Craving something sweet at this point, we split a #137 Che Dau Xanh Thach - Sweetened mung beans, shredded tapioca & coconut milk with shaved ice. This had just the right amount of sweetness to counter balance the savory. The shredded tapioca had the consistency of gummy bears in 1/2" x 2"strips in green, purple and white. For me, it was just right.
We had a great waiter who told us about the dishes and even helped us with how to correctly pronounce the names of the dishes we had. The dishes were paced as we wanted them and overall it was a good experience.

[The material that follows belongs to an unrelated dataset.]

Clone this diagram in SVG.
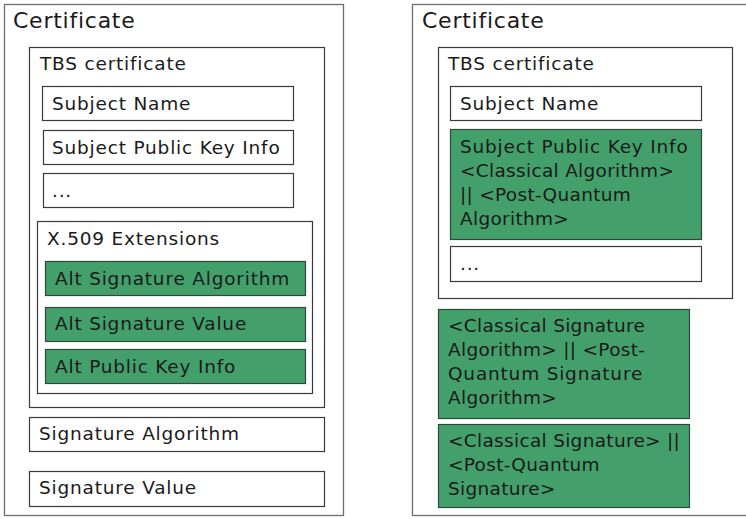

So some random thoughts on Vung Tau I: When we first visited many years years ago we fell in love with this food. After the remodel it looked so much nicer. It was always crowded with a lot of young people at lunch eating bowls of soup and having animated conversations. Now the prices have gone up considerably (the tamarind prawns are $29.50). The lunch crowd is much older, it's much quieter and it was never full the whole time we were there. So time marches on... The menu is still interesting to me - still haven't tried many items so will have to get back soon.